** Start Given material **

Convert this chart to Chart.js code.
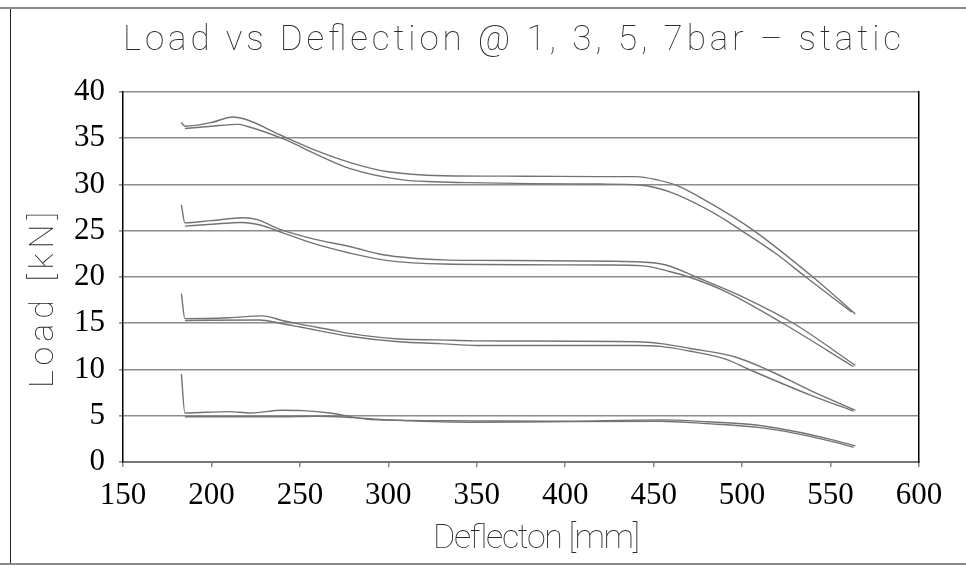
<!DOCTYPE html>
<html>
<head>
<meta charset="utf-8">
<script src="https://cdn.jsdelivr.net/npm/chart.js@4.4.1/dist/chart.umd.min.js"></script>
<style>
  html, body { margin: 0; padding: 0; background: #fff; }
  #wrap { position: relative; width: 966px; height: 573px; }
  #c { position: absolute; left: 0; top: 0; }
  #ov { position: absolute; left: 0; top: 0; pointer-events: none; }
  .t { font-family: "Roboto", "DejaVu Sans", sans-serif; font-weight: 100; fill: #2a2a2a; }
</style>
</head>
<body>
<div id="wrap">
  <canvas id="c" width="966" height="573"></canvas>
  <svg id="ov" width="966" height="573" xmlns="http://www.w3.org/2000/svg">
    <line x1="0" y1="8" x2="966" y2="8" stroke="#8a8a8a" stroke-width="2"/>
    <line x1="0" y1="564" x2="966" y2="564" stroke="#8a8a8a" stroke-width="2"/>
    <line x1="10.5" y1="9" x2="10.5" y2="563" stroke="#222" stroke-width="1"/>
    <text class="t" x="123" y="50" font-size="35" textLength="778" lengthAdjust="spacing">Load vs Deflection @ 1, 3, 5, 7bar – static</text>
    <text class="t" x="433" y="548" font-size="34" textLength="207" lengthAdjust="spacing">Deflecton [mm]</text>
    <text class="t" transform="translate(53,388) rotate(-90)" x="0" y="0" font-size="34" textLength="176" lengthAdjust="spacing">Load [kN]</text>
  </svg>
</div>
<script>
// Deflection [mm] / Load [kN], two traces per pressure
const bar7UpperDefl = [183, 185, 200, 212, 220, 239, 260, 278, 299, 331, 376, 420, 440, 452, 463, 480, 506, 540, 564];
const bar7UpperLoad = [36.7, 36.3, 36.7, 37.3, 37.0, 35.35, 33.6, 32.4, 31.4, 30.95, 30.9, 30.85, 30.85, 30.5, 29.9, 28.2, 25.1, 20.0, 16.0];
const bar7LowerDefl = [185, 200, 215, 220, 241, 260, 278, 308, 327, 346, 380, 420, 442, 459, 486, 499, 520, 536, 562];
const bar7LowerLoad = [36.05, 36.3, 36.5, 36.3, 34.9, 33.2, 31.75, 30.5, 30.3, 30.2, 30.1, 30.05, 29.95, 29.2, 26.7, 25.1, 22.4, 20.0, 16.2];

const bar5UpperDefl = [183, 185, 200, 218, 226, 238, 258, 278, 297, 331, 350, 440, 457, 474, 502, 529, 564];
const bar5UpperLoad = [27.8, 25.85, 26.1, 26.4, 26.2, 25.2, 24.1, 23.3, 22.4, 21.85, 21.8, 21.65, 21.3, 20.0, 17.7, 15.0, 10.45];
const bar5LowerDefl = [185, 200, 217, 228, 240, 258, 278, 299, 331, 423, 444, 459, 470, 491, 523, 563];
const bar5LowerLoad = [25.5, 25.7, 25.9, 25.6, 24.8, 23.6, 22.6, 21.8, 21.4, 21.3, 21.2, 20.6, 20.0, 18.4, 15.0, 10.3];

const bar3UpperDefl = [183, 185, 210, 229, 240, 250, 267, 278, 306, 329, 348, 440, 454, 470, 497, 514, 539, 564];
const bar3UpperLoad = [18.2, 15.5, 15.6, 15.8, 15.3, 14.9, 14.3, 13.9, 13.3, 13.2, 13.1, 13.0, 12.8, 12.3, 11.3, 10.0, 7.7, 5.6];
const bar3LowerDefl = [185, 227, 240, 250, 278, 306, 329, 350, 440, 454, 470, 491, 504, 539, 563];
const bar3LowerLoad = [15.3, 15.35, 14.95, 14.6, 13.6, 13.0, 12.8, 12.6, 12.6, 12.5, 12.0, 11.1, 10.0, 7.2, 5.5];

const bar1UpperDefl = [183, 185, 210, 222, 240, 252, 267, 290, 346, 390, 454, 480, 510, 530, 550, 564];
const bar1UpperLoad = [9.5, 5.3, 5.45, 5.3, 5.6, 5.55, 5.3, 4.6, 4.45, 4.4, 4.55, 4.35, 3.95, 3.3, 2.45, 1.75];
const bar1LowerDefl = [185, 239, 260, 280, 300, 346, 390, 454, 480, 510, 530, 550, 563];
const bar1LowerLoad = [4.9, 4.9, 4.95, 4.8, 4.55, 4.3, 4.35, 4.4, 4.15, 3.72, 3.1, 2.25, 1.6];

const xTicks = [150, 200, 250, 300, 350, 400, 450, 500, 550, 600];
const yTicks = [0, 5, 10, 15, 20, 25, 30, 35, 40];

const traces = [
  ['7 bar up', bar7UpperDefl, bar7UpperLoad],
  ['7 bar low', bar7LowerDefl, bar7LowerLoad],
  ['5 bar up', bar5UpperDefl, bar5UpperLoad],
  ['5 bar low', bar5LowerDefl, bar5LowerLoad],
  ['3 bar up', bar3UpperDefl, bar3UpperLoad],
  ['3 bar low', bar3LowerDefl, bar3LowerLoad],
  ['1 bar up', bar1UpperDefl, bar1UpperLoad],
  ['1 bar low', bar1LowerDefl, bar1LowerLoad]
];

const datasets = traces.map(([label, xs, ys]) => ({
  label,
  data: xs.map((x, i) => ({ x, y: ys[i] })),
  borderColor: '#737373',
  borderWidth: 1.4,
  pointRadius: 0,
  cubicInterpolationMode: 'monotone',
  fill: false,
  xAxisID: 'x',
  yAxisID: 'y'
}));

const tickFont = { family: '"Liberation Serif", "Times New Roman", serif', size: 31 };

new Chart(document.getElementById('c'), {
  type: 'line',
  data: { datasets },
  options: {
    responsive: false,
    devicePixelRatio: 1,
    animation: false,
    layout: { padding: { left: 0, right: 47, top: 92, bottom: 0 } },
    plugins: { legend: { display: false }, tooltip: { enabled: false }, title: { display: false } },
    scales: {
      x: {
        type: 'linear', position: 'bottom', min: 150, max: 600,
        afterBuildTicks: s => { s.ticks = xTicks.map(v => ({ value: v })); },
        ticks: { font: tickFont, color: '#000', padding: 10, maxRotation: 0, autoSkip: false },
        grid: { drawOnChartArea: false, drawTicks: true, tickLength: 5, color: '#888', lineWidth: 1.5 },
        border: { display: true, color: '#777', width: 2 },
        afterFit: s => { s.height = 111; }
      },
      y: {
        type: 'linear', position: 'left', min: 0, max: 40,
        afterBuildTicks: s => { s.ticks = yTicks.map(v => ({ value: v })); },
        ticks: { font: tickFont, color: '#000', padding: 14 },
        grid: { color: '#8c8c8c', lineWidth: 1.6, tickLength: 4, drawTicks: true },
        border: { display: true, color: '#000', width: 1.5 },
        afterFit: s => { s.width = 123; }
      },
      y2: {
        type: 'linear', position: 'right', min: 0, max: 40,
        ticks: { display: false },
        grid: { drawOnChartArea: false, drawTicks: false },
        border: { display: true, color: '#000', width: 1.5 },
        afterFit: s => { s.width = 0; }
      }
    }
  }
});
</script>
</body>
</html>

** End Given material **

— The request —
Skip every picture and return the lines above from the top through the one that contains "22.4, 20.0, 16.2];".

— Completed exercise —
Convert this chart to Chart.js code.
<!DOCTYPE html>
<html>
<head>
<meta charset="utf-8">
<script src="https://cdn.jsdelivr.net/npm/chart.js@4.4.1/dist/chart.umd.min.js"></script>
<style>
  html, body { margin: 0; padding: 0; background: #fff; }
  #wrap { position: relative; width: 966px; height: 573px; }
  #c { position: absolute; left: 0; top: 0; }
  #ov { position: absolute; left: 0; top: 0; pointer-events: none; }
  .t { font-family: "Roboto", "DejaVu Sans", sans-serif; font-weight: 100; fill: #2a2a2a; }
</style>
</head>
<body>
<div id="wrap">
  <canvas id="c" width="966" height="573"></canvas>
  <svg id="ov" width="966" height="573" xmlns="http://www.w3.org/2000/svg">
    <line x1="0" y1="8" x2="966" y2="8" stroke="#8a8a8a" stroke-width="2"/>
    <line x1="0" y1="564" x2="966" y2="564" stroke="#8a8a8a" stroke-width="2"/>
    <line x1="10.5" y1="9" x2="10.5" y2="563" stroke="#222" stroke-width="1"/>
    <text class="t" x="123" y="50" font-size="35" textLength="778" lengthAdjust="spacing">Load vs Deflection @ 1, 3, 5, 7bar – static</text>
    <text class="t" x="433" y="548" font-size="34" textLength="207" lengthAdjust="spacing">Deflecton [mm]</text>
    <text class="t" transform="translate(53,388) rotate(-90)" x="0" y="0" font-size="34" textLength="176" lengthAdjust="spacing">Load [kN]</text>
  </svg>
</div>
<script>
// Deflection [mm] / Load [kN], two traces per pressure
const bar7UpperDefl = [183, 185, 200, 212, 220, 239, 260, 278, 299, 331, 376, 420, 440, 452, 463, 480, 506, 540, 564];
const bar7UpperLoad = [36.7, 36.3, 36.7, 37.3, 37.0, 35.35, 33.6, 32.4, 31.4, 30.95, 30.9, 30.85, 30.85, 30.5, 29.9, 28.2, 25.1, 20.0, 16.0];
const bar7LowerDefl = [185, 200, 215, 220, 241, 260, 278, 308, 327, 346, 380, 420, 442, 459, 486, 499, 520, 536, 562];
const bar7LowerLoad = [36.05, 36.3, 36.5, 36.3, 34.9, 33.2, 31.75, 30.5, 30.3, 30.2, 30.1, 30.05, 29.95, 29.2, 26.7, 25.1, 22.4, 20.0, 16.2];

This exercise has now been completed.